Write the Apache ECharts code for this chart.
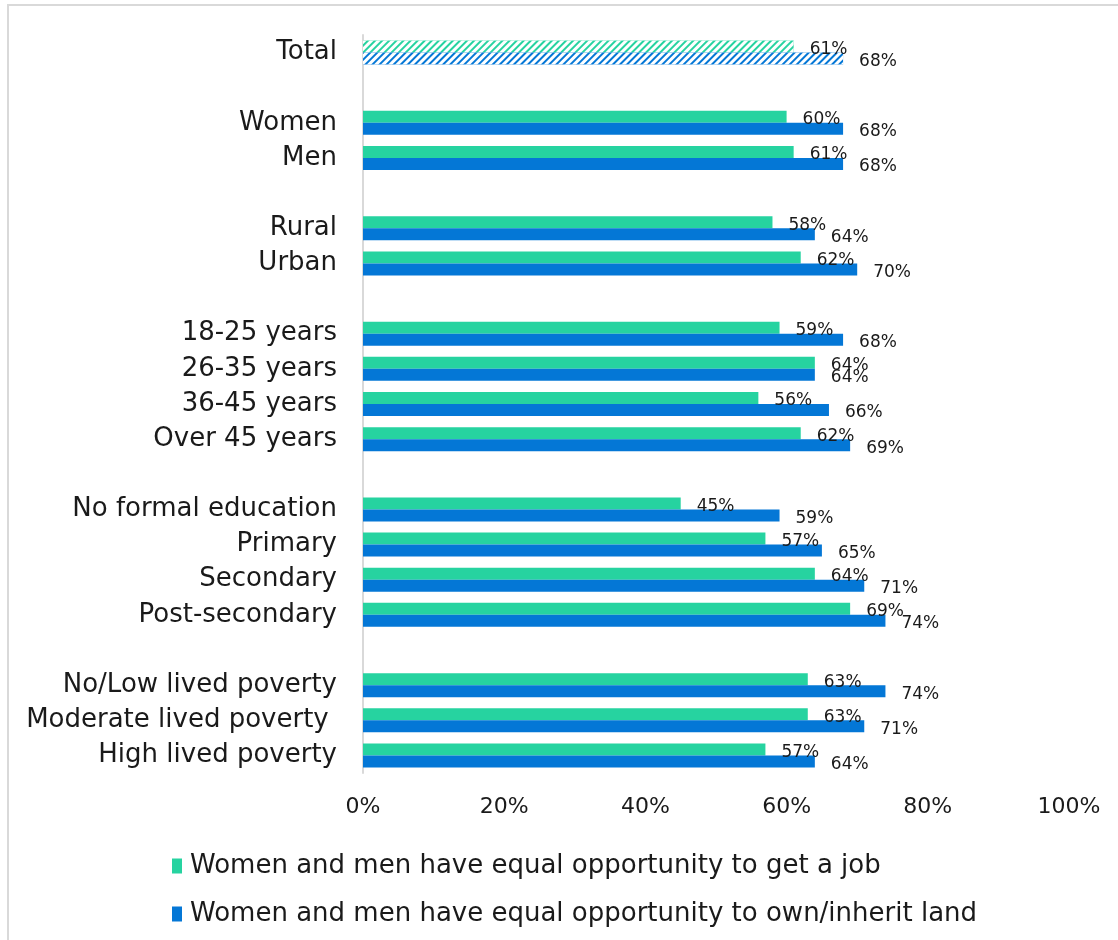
<!DOCTYPE html>
<html>
<head>
<meta charset="utf-8">
<style>
  html, body { margin: 0; padding: 0; background: #fff; }
  #chart { width: 1118px; height: 940px; }
</style>
<script src="https://cdn.jsdelivr.net/npm/echarts@6/dist/echarts.min.js"></script>
</head>
<body>
<div id="chart"></div>
<script>
// Row labels; blank strings are spacer rows between the groups
const categories = [
  'Total', '',
  'Women', 'Men', ' ',
  'Rural', 'Urban', '  ',
  '18-25 years', '26-35 years', '36-45 years', 'Over 45 years', '   ',
  'No formal education', 'Primary', 'Secondary', 'Post-secondary', '    ',
  'No/Low lived poverty', 'Moderate lived poverty ', 'High lived poverty'
];

const seriesNames = [
  'Women and men have equal opportunity to get a job',
  'Women and men have equal opportunity to own/inherit land'
];

// Percent agreeing, per row (null on spacer rows)
const jobValues = [61, null, 60, 61, null, 58, 62, null, 59, 64, 56, 62, null, 45, 57, 64, 69, null, 63, 63, 57];
const landValues = [68, null, 68, 68, null, 64, 70, null, 68, 64, 66, 69, null, 59, 65, 71, 74, null, 74, 71, 64];

const xTicks = [0, 20, 40, 60, 80, 100];

const colors = ['#26d3a0', '#0477d6'];
const FONT = 'DejaVu Sans';

// The overall "Total" row is drawn hatched
function withHatch(values) {
  return values.map((v, i) => {
    if (i !== 0 || v == null) return v;
    return {
      value: v,
      itemStyle: {
        decal: {
          symbol: 'rect',
          symbolSize: 1,
          dashArrayX: [1, 0],
          dashArrayY: [3, 2],
          rotation: -Math.PI / 4,
          color: '#ffffff'
        }
      }
    };
  });
}

const labelStyle = {
  show: true,
  position: 'right',
  distance: 16,
  offset: [0, 3],
  formatter: p => p.value + '%',
  fontFamily: FONT,
  fontSize: 17,
  color: '#1a1a1a'
};

const chart = echarts.init(document.getElementById('chart'), null, { renderer: 'canvas' });

chart.setOption({
  animation: false,
  backgroundColor: '#ffffff',
  color: colors,
  textStyle: { fontFamily: FONT },
  graphic: [{
    type: 'rect',
    shape: { x: 8, y: 5, width: 1200, height: 1000 },
    style: { fill: 'none', stroke: '#d9d9d9', lineWidth: 2 },
    silent: true,
    z: -1
  }],
  grid: { left: 363, right: 49, top: 35, bottom: 167, containLabel: false },
  xAxis: {
    type: 'value',
    min: xTicks[0],
    max: xTicks[xTicks.length - 1],
    interval: xTicks[1] - xTicks[0],
    axisLine: { show: false },
    axisTick: { show: false },
    splitLine: { show: false },
    axisLabel: {
      formatter: '{value}%',
      fontFamily: FONT,
      fontSize: 22,
      color: '#1a1a1a',
      margin: 23
    }
  },
  yAxis: {
    type: 'category',
    data: categories,
    inverse: true,
    axisLine: { show: true, lineStyle: { color: '#d9d9d9', width: 2 } },
    axisTick: { show: false },
    axisLabel: {
      fontFamily: FONT,
      fontSize: 26,
      color: '#1a1a1a',
      margin: 26,
      interval: 0
    }
  },
  legend: {
    orient: 'vertical',
    left: 167,
    top: 848,
    itemGap: 22,
    itemWidth: 10,
    itemHeight: 15,
    icon: 'rect',
    textStyle: { fontFamily: FONT, fontSize: 26, color: '#1a1a1a', padding: [0, 0, 0, 3] },
    data: seriesNames
  },
  series: [
    {
      name: seriesNames[0],
      type: 'bar',
      data: withHatch(jobValues),
      barWidth: 12,
      barGap: '0%',
      label: labelStyle
    },
    {
      name: seriesNames[1],
      type: 'bar',
      data: withHatch(landValues),
      barWidth: 12,
      barGap: '0%',
      label: labelStyle
    }
  ]
});
</script>
</body>
</html>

**What you have to do**
Write out every line above exactly as it is, leaving out the pictures.

**Answer to the problem**
Write the Apache ECharts code for this chart.
<!DOCTYPE html>
<html>
<head>
<meta charset="utf-8">
<style>
  html, body { margin: 0; padding: 0; background: #fff; }
  #chart { width: 1118px; height: 940px; }
</style>
<script src="https://cdn.jsdelivr.net/npm/echarts@6/dist/echarts.min.js"></script>
</head>
<body>
<div id="chart"></div>
<script>
// Row labels; blank strings are spacer rows between the groups
const categories = [
  'Total', '',
  'Women', 'Men', ' ',
  'Rural', 'Urban', '  ',
  '18-25 years', '26-35 years', '36-45 years', 'Over 45 years', '   ',
  'No formal education', 'Primary', 'Secondary', 'Post-secondary', '    ',
  'No/Low lived poverty', 'Moderate lived poverty ', 'High lived poverty'
];

const seriesNames = [
  'Women and men have equal opportunity to get a job',
  'Women and men have equal opportunity to own/inherit land'
];

// Percent agreeing, per row (null on spacer rows)
const jobValues = [61, null, 60, 61, null, 58, 62, null, 59, 64, 56, 62, null, 45, 57, 64, 69, null, 63, 63, 57];
const landValues = [68, null, 68, 68, null, 64, 70, null, 68, 64, 66, 69, null, 59, 65, 71, 74, null, 74, 71, 64];

const xTicks = [0, 20, 40, 60, 80, 100];

const colors = ['#26d3a0', '#0477d6'];
const FONT = 'DejaVu Sans';

// The overall "Total" row is drawn hatched
function withHatch(values) {
  return values.map((v, i) => {
    if (i !== 0 || v == null) return v;
    return {
      value: v,
      itemStyle: {
        decal: {
          symbol: 'rect',
          symbolSize: 1,
          dashArrayX: [1, 0],
          dashArrayY: [3, 2],
          rotation: -Math.PI / 4,
          color: '#ffffff'
        }
      }
    };
  });
}

const labelStyle = {
  show: true,
  position: 'right',
  distance: 16,
  offset: [0, 3],
  formatter: p => p.value + '%',
  fontFamily: FONT,
  fontSize: 17,
  color: '#1a1a1a'
};

const chart = echarts.init(document.getElementById('chart'), null, { renderer: 'canvas' });

chart.setOption({
  animation: false,
  backgroundColor: '#ffffff',
  color: colors,
  textStyle: { fontFamily: FONT },
  graphic: [{
    type: 'rect',
    shape: { x: 8, y: 5, width: 1200, height: 1000 },
    style: { fill: 'none', stroke: '#d9d9d9', lineWidth: 2 },
    silent: true,
    z: -1
  }],
  grid: { left: 363, right: 49, top: 35, bottom: 167, containLabel: false },
  xAxis: {
    type: 'value',
    min: xTicks[0],
    max: xTicks[xTicks.length - 1],
    interval: xTicks[1] - xTicks[0],
    axisLine: { show: false },
    axisTick: { show: false },
    splitLine: { show: false },
    axisLabel: {
      formatter: '{value}%',
      fontFamily: FONT,
      fontSize: 22,
      color: '#1a1a1a',
      margin: 23
    }
  },
  yAxis: {
    type: 'category',
    data: categories,
    inverse: true,
    axisLine: { show: true, lineStyle: { color: '#d9d9d9', width: 2 } },
    axisTick: { show: false },
    axisLabel: {
      fontFamily: FONT,
      fontSize: 26,
      color: '#1a1a1a',
      margin: 26,
      interval: 0
    }
  },
  legend: {
    orient: 'vertical',
    left: 167,
    top: 848,
    itemGap: 22,
    itemWidth: 10,
    itemHeight: 15,
    icon: 'rect',
    textStyle: { fontFamily: FONT, fontSize: 26, color: '#1a1a1a', padding: [0, 0, 0, 3] },
    data: seriesNames
  },
  series: [
    {
      name: seriesNames[0],
      type: 'bar',
      data: withHatch(jobValues),
      barWidth: 12,
      barGap: '0%',
      label: labelStyle
    },
    {
      name: seriesNames[1],
      type: 'bar',
      data: withHatch(landValues),
      barWidth: 12,
      barGap: '0%',
      label: labelStyle
    }
  ]
});
</script>
</body>
</html>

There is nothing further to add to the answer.